The county of Finnmark

The county of Troms

Spoken by the Kven people, the Kven language is a Finnic language, closely related to Finnish, and spoken by between 5,000 and 8,000 people (equivalent of up to 0.15% of the population) in northeastern Norway, particularly in Tromsø (in Troms county) and also in Finnmark county. Mirroring the situation of Meänkieli in Sweden, Kven is sometimes considered to be a dialect of Finnish, and has a large degree of mutual intelligibility with the language.

==Romani==
The Romani people are a traditionally travelling people with roots/heritage from India, and today are spread across all of Europe.

The Romani language, an Indo-European, Indo-Aryan language (related to other languages spoken in India today), is split into a great number of dialects. Two of these, Tavringer Romani and Vlax Romani, are spoken in Norway, by populations of 6,000 and 500, respectively.

Scandoromani is another Romani dialect indigenous to Norway, as well as Sweden. It is spoken by Romanisæl (Tater) Travellers. Because of the wandering nature of the Romani people, there is no geographic stronghold of the Romani language in Norway.

==Norwegian Traveller (Rodi)==
Spoken by the Indigenous Norwegian Travellers, a traditionally Itinerant population who almost exclusively inhabit Southwestern and Southern Norway which have a mixture from Romanisæl, also known as Tater (Norwegian & Swedish Romani) and Yeniche (German Traveller) populations.

The Norwegian Traveller language, also known as Rodi, is based on Norwegian, but has heavy lexicon borrowing from Romani and German Rotwelsch. Rotwelsch lexicon has entered through the Yeniche, and Romani lexicon has entered both from the Scandoromani spoken by the Romanisæl (Tater) Travellers of Norway and the Sinti-Romani dialect, as German Rotwelsch has Sinti influences.

Despite the lexicon of Romani and German Rotwelsch origin, the syntax, grammar and morphology of Rodi is entirely Nordic. Despite intermarriages and admixture from Yeniche Travellers and Romanisæl Travellers, Indigenous Norwegian Travellers have retained their own distinct culture, history, traditions, identity and history.

There is no estimate on how many Norwegian Traveller speakers there are in Norway, but it is known that the language is alive.

==Foreign languages==
In 2017, Norway's immigrant population consisted of 883,751 people, making up 16.8% of the country's total population (this includes both foreign-born and Norwegian-born with two foreign-born parents, and four foreign-born grandparents). Of this number, 724,987 are foreign-born, while 158,764 are Norwegian-born with foreign-born parents. The ten most common countries of origin of immigrants residing in Norway are Poland (97,197), Lithuania (37,638), Sweden (36,315), Somalia (28,696), Germany (24,601), Iraq (22,493), Syria (20,823), Philippines (20,537), Pakistan (19,973) and Eritrea (19,957). The immigrant population comprises people from a total of 221 countries and autonomous regions, but 25% of the immigrants are from one of four migrant groups: Polish, Lithuanians, Swedes and Somalis.

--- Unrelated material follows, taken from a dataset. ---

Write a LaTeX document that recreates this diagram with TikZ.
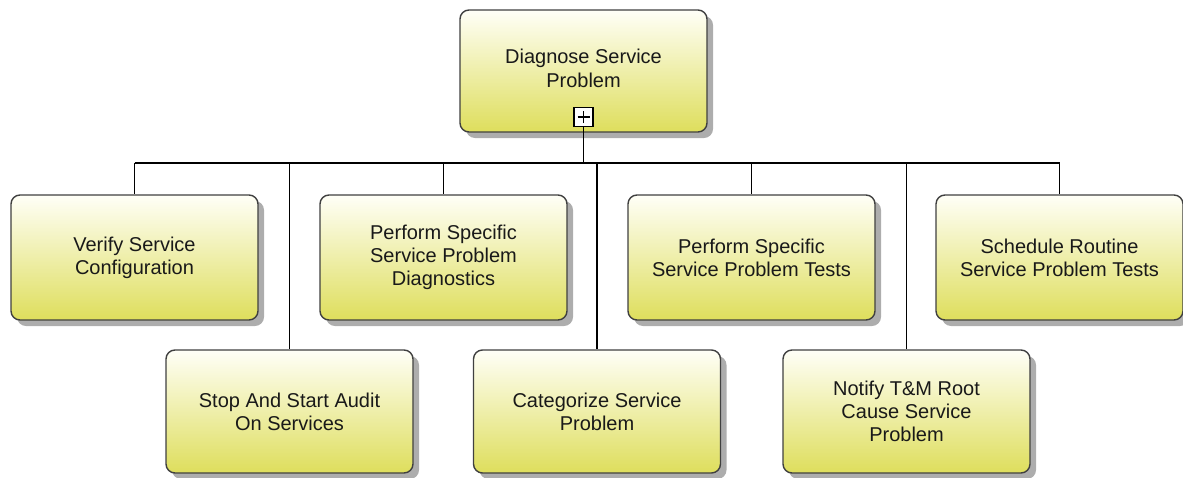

Residents of Norway by non-native first-language (2012, estimation)
| Language | No. of speakers |
|---|---|
| Serbo-Croatian | 12,250 |
| Arabic | 11,489 |
| English | 11,130 |
| Somali | 10,904 |
| Kurdish | 7,100 |
| Tigrinya | 5,552 |
| Dari | 5,212 |
| Russian | 5,062 |
| Persian | 4,929 |
| Albanian | 4,535 |

===English===
In 2013, there were approximately 4.5 million people in Norway who were capable of conversing in English to some extent, out of a population of 5.1 million. The country currently scores in the top 5 of the EF English Proficiency Index along with its Nordic neighbours.

===Other foreign languages===
While pupils can pick German, French, or Spanish from Year 8 onwards, which becomes mandatory from Year 11 onwards, fluency in those languages is very low in Norway.

Swedish, being significantly mutually intelligible, is well understood, and speakers of Norwegian and Swedish will usually converse verbally in their languages or in various versions of Svorsk instead of conversing in English. In regards to school classes and credits, Swedish is not considered a true foreign language, as there are no class subjects specifically for Swedish, and thus no exams or university credits dedicated to it either; some Swedish is taught as part of regular Norwegian classes from circa Year 7 onwards.